UNIfication Governance Proposal and Financial Forecast Uncertainty
The December 26, 2025 approval of the UNIfication governance proposal introduces material uncertainty into Q1 2026 financial projections, as the proposal will reshape how the foundation approaches treasury management and grant allocation[1]. Without detailed disclosure of the proposal’s specific financial implications, the foundation’s January 2027 funding runway estimate should be considered conditional rather than definitive.
The timing of this governance restructuring-approved after FY2025 financial reporting but before Q1 2026 execution-creates a transition period in which the foundation may adjust:
- Grant commitment velocity and size
- Treasury rebalancing between cash, stablecoins, and UNI tokens
- Operational expense allocation
- Long-term funding runway projections
This uncertainty reinforces the importance of the foundation’s substantial liquid reserves, which provide flexibility to adapt to new governance requirements without disrupting ongoing grant commitments.
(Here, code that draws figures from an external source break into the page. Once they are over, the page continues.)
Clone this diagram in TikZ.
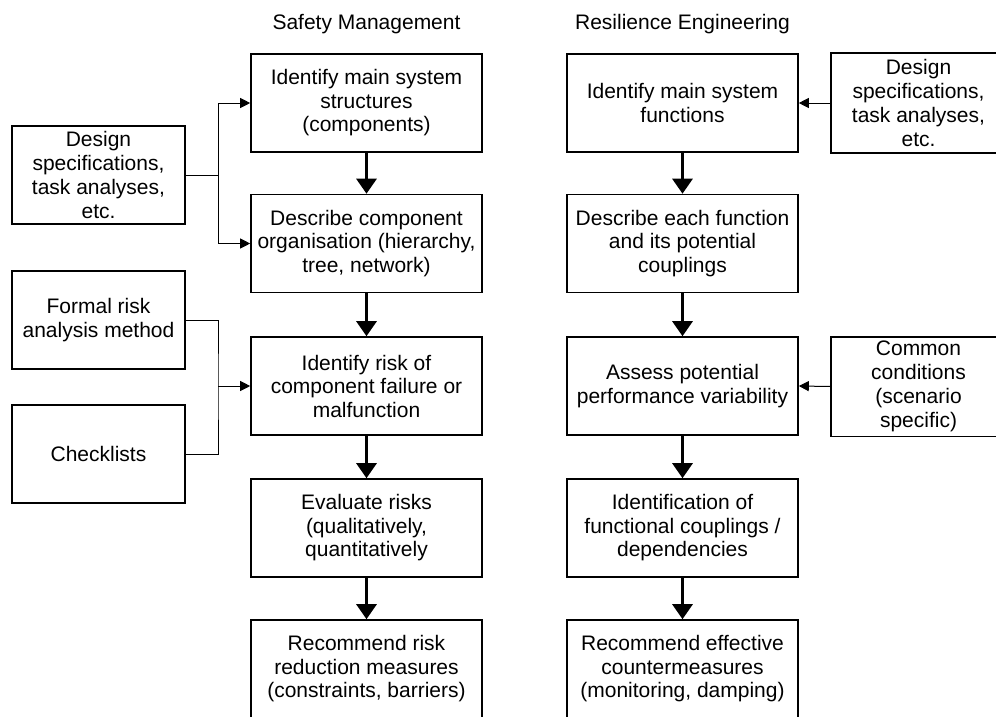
\documentclass[tikz,border=0pt]{standalone}
\usepackage{fontspec}
\setmainfont{Liberation Sans}
\usetikzlibrary{arrows.meta}

\tikzset{
  stepbox/.style={draw, line width=1.6pt, minimum width=231pt, minimum height=98pt,
    align=center, inner sep=2pt, font=\fontsize{21}{23.5}\selectfont},
  inputbox/.style={draw, line width=1.6pt, minimum width=173pt, minimum height=98pt,
    align=center, inner sep=2pt, font=\fontsize{21}{24}\selectfont},
  inputtext/.style={inputbox, draw=none},
  frame/.style={line width=1.6pt},
  heading/.style={font=\fontsize{21}{24}\selectfont, inner sep=0pt},
  flow/.style={line width=3pt, -{Triangle[length=15pt,width=20pt]}},
  feed/.style={line width=1pt, -{Triangle[length=10pt,width=10pt]}},
  link/.style={line width=1pt}
}

\begin{document}
\begin{tikzpicture}[x=1pt, y=-1pt]
\useasboundingbox (0,0) rectangle (996,716);

% column headings
\node[heading] (hsm) at (366.5,24) {Safety Management};
\node[heading] (hre) at (682.5,24) {Resilience Engineering};

% safety management steps
\node[stepbox] (s1) at (366.5,103)   {Identify main system\\structures\\(components)};
\node[stepbox] (s2) at (366.5,243.5) {Describe component\\organisation (hierarchy,\\tree, network)};
\node[stepbox] (s3) at (366.5,386)   {Identify risk of\\component failure or\\malfunction};
\node[stepbox] (s4) at (366.5,528)   {Evaluate risks\\(qualitatively,\\quantitatively};
\node[stepbox] (s5) at (366.5,669)   {Recommend risk\\reduction measures\\(constraints, barriers)};

% resilience engineering steps
\node[stepbox] (r1) at (682.5,103)   {Identify main system\\functions};
\node[stepbox] (r2) at (682.5,243.5) {Describe each function\\and its potential\\couplings};
\node[stepbox] (r3) at (682.5,386)   {Assess potential\\performance variability};
\node[stepbox] (r4) at (682.5,528)   {Identification of\\functional couplings /\\dependencies};
\node[stepbox] (r5) at (682.5,669)   {Recommend effective\\countermeasures\\(monitoring, damping)};

% inputs on the left
\node[inputbox] (dl) at (98.5,175) {Design\\specifications,\\task analyses,\\etc.};
\node[inputbox] (fr) at (98.5,320) {Formal risk\\analysis method};
\node[inputbox] (ck) at (98.5,454) {Checklists};

% inputs on the right: their frames run on past the right edge
\node[inputtext] (dr) at (918.5,103)   {Design\\specifications,\\task analyses,\\etc.};
\node[inputtext] (cc) at (918.5,386.5) {Common\\conditions\\(scenario\\specific)};
\draw[frame] ([xshift=30pt]dr.north east) -- (dr.north west) -- (dr.south west) -- ([xshift=30pt]dr.south east);
\draw[frame] ([xshift=30pt]cc.north east) -- (cc.north west) -- (cc.south west) -- ([xshift=30pt]cc.south east);

% main flow
\draw[flow] (s1) -- (s2);
\draw[flow] (s2) -- (s3);
\draw[flow] (s3) -- (s4);
\draw[flow] (s4) -- (s5);
\draw[flow] (r1) -- (r2);
\draw[flow] (r2) -- (r3);
\draw[flow] (r3) -- (r4);
\draw[flow] (r4) -- (r5);

% left feeds
\coordinate (j1) at (218,175);
\coordinate (j2) at (218,386);
\draw[link] (dl.east) -- (j1);
\draw[feed] (j1) |- (s1.west);
\draw[feed] (j1) |- (s2.west);
\draw[link] (fr.east) -| (j2) |- (ck.east);
\draw[feed] (j2) -- (s3.west);

% right feeds
\draw[feed] (dr.west) -- (r1.east);
\draw[feed] (cc.west) -- (r3.east);
\end{tikzpicture}
\end{document}
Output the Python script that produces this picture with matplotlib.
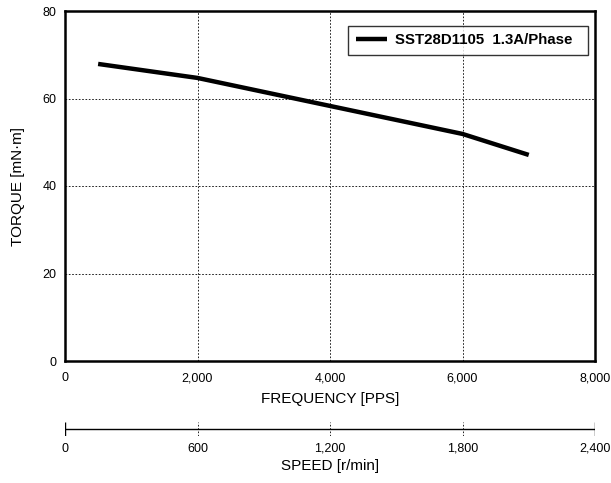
import matplotlib
matplotlib.use("Agg")
import matplotlib.pyplot as plt

plt.rcParams['font.family'] = ['Liberation Sans', 'DejaVu Sans']

freq = [500, 2000, 4000, 6000, 7000]
torque = [67.9, 64.7, 58.3, 51.9, 47.1]
freq_ticks = [0, 2000, 4000, 6000, 8000]
freq_labels = ["0", "2,000", "4,000", "6,000", "8,000"]
torque_ticks = [0, 20, 40, 60, 80]
speed_ticks = [0, 600, 1200, 1800, 2400]
speed_labels = ["0", "600", "1,200", "1,800", "2,400"]
series_label = "SST28D1105  1.3A/Phase"

W, H = 611, 483
fig = plt.figure(figsize=(W/100, H/100), dpi=100)
ax = fig.add_axes([65/W, 1-361/H, (595-65)/W, (361-11)/H])
ax.plot(freq, torque, color='black', lw=3.2, solid_capstyle='butt', label=series_label + "  ")
ax.set_xlim(0, 8000)
ax.set_ylim(0, 80)
ax.set_xticks(freq_ticks)
ax.set_xticklabels(freq_labels)
ax.set_yticks(torque_ticks)
ax.tick_params(axis='x', length=0, labelsize=9, pad=8)
ax.tick_params(axis='y', length=0, labelsize=9, pad=6)
ax.grid(True, color='black', ls=(0, (2, 2)), lw=0.6)
for s in ax.spines.values():
    s.set_linewidth(1.8)
ax.set_xlabel("FREQUENCY [PPS]", fontsize=11, labelpad=6)
ax.set_ylabel("TORQUE [mN·m]", fontsize=11, labelpad=13)
leg = ax.legend(loc='upper right', prop={'weight': 'bold', 'size': 10.8},
                frameon=True, fancybox=False, edgecolor='black', handlelength=2.1,
                handletextpad=0.5, borderpad=0.5, borderaxespad=0,
                bbox_to_anchor=((588-65)/530, (361-26)/350))
leg.get_frame().set_linewidth(1.0)

ax2 = fig.add_axes([65/W, 1-436/H, (595-65)/W, 14/H])
ax2.set_xlim(0, 2400)
ax2.set_ylim(-1, 1)
ax2.axhline(0, color='black', lw=1.0)
ax2.vlines([speed_ticks[0], speed_ticks[-1]], -1, 1, color='black', lw=1.0)
ax2.vlines(speed_ticks[1:-1], -1, 1, color='black', lw=0.6, ls=(0, (2, 2)))
for s in ax2.spines.values():
    s.set_visible(False)
ax2.set_yticks([])
ax2.set_xticks(speed_ticks)
ax2.set_xticklabels(speed_labels)
ax2.tick_params(length=0, labelsize=9, pad=5)
ax2.set_xlabel("SPEED [r/min]", fontsize=11, labelpad=3)
ax2.patch.set_visible(False)

fig.savefig("out.png", dpi=100)
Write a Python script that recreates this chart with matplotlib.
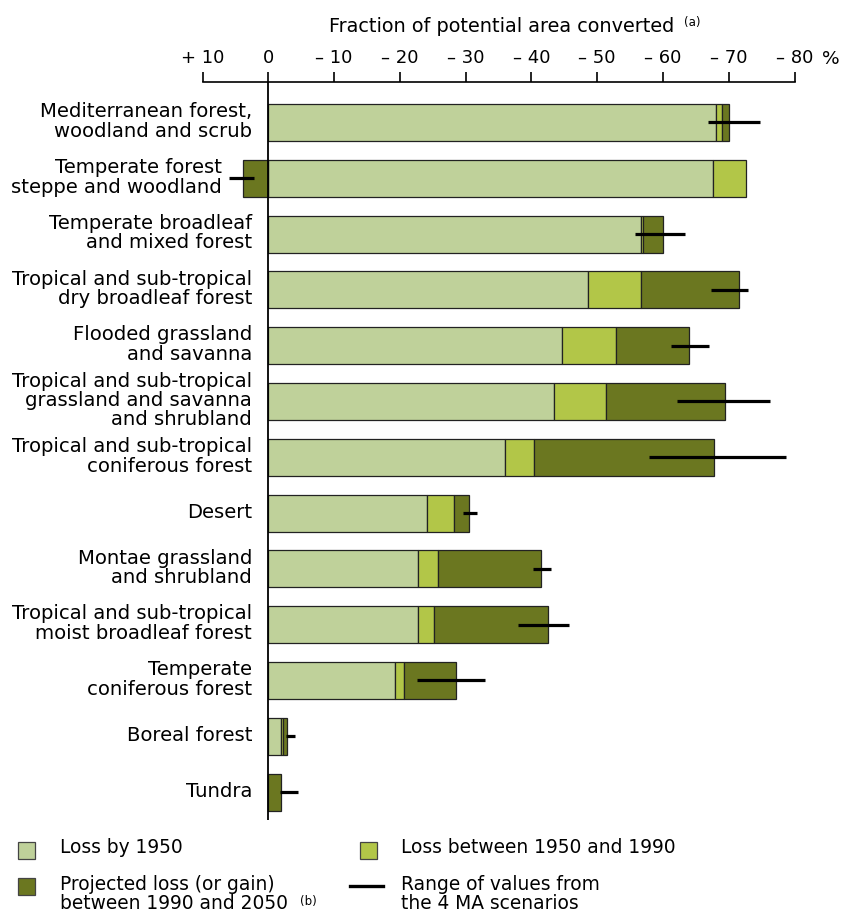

Comparative Analysis: Commitment vs. Disbursement Discipline
The foundation’s 2.36:1 ratio of new commitments to disbursements in FY2025 differs materially from a rapid-deployment model that would disburse funds immediately upon commitment[1]. This approach creates a built-in governance checkpoint, allowing the foundation to:
- Verify grant milestone completion before capital release
- Maintain portfolio flexibility if ecosystem conditions change
- Preserve optionality on remaining undisbursed commitments
- Reduce risk of capital misallocation to underperforming projects
The $11 million in FY2025 disbursements from prior commitments, paired against $26 million in new commitments, suggests that approximately 42% of new grants are expected to reach disbursement phase within 12 months, while the remainder enter multi-year funding tranches[1]. This structure aligns incentives between builders and the foundation, as long-term grants create accountability for sustained project quality.
Uncertainty Factors and Data Limitations
The foundation’s unaudited financial summary does not disclose:
- Specific grant recipient identities or project categories
- Milestone-based disbursement schedules for uncommitted funds
- Expected UNI token price assumptions embedded in treasury valuations
- Impact magnitude of the UNIfication proposal on grant allocation policies
- Sensitivity of the January 2027 runway estimate to different grant deployment scenarios
These gaps prevent precise forward projections of quarterly disbursement rates or assessment of whether the foundation’s capital structure remains optimal under alternative governance frameworks. The lack of project-level grant disclosure also limits external evaluation of ecosystem funding effectiveness.
Final Structural Insight
The Uniswap Foundation’s allocation framework reveals a maturation of decentralized governance treasury management: the foundation separates operational runway from ecosystem investment, commits capital forward to signal long-term commitment while managing cash outflows conservatively, and preserves token holdings to maintain protocol alignment rather than maximizing stablecoin conversion. This approach suggests that sustainable decentralized protocols require treasuries structured around 24-36 month runways with staggered commitment cycles, not rapid grant deployment designed to minimize cash balances. The UNIfication proposal will test whether this framework adapts effectively to evolving governance requirements without disrupting the ecosystem funding discipline that justified the initial $85.8 million accumulation.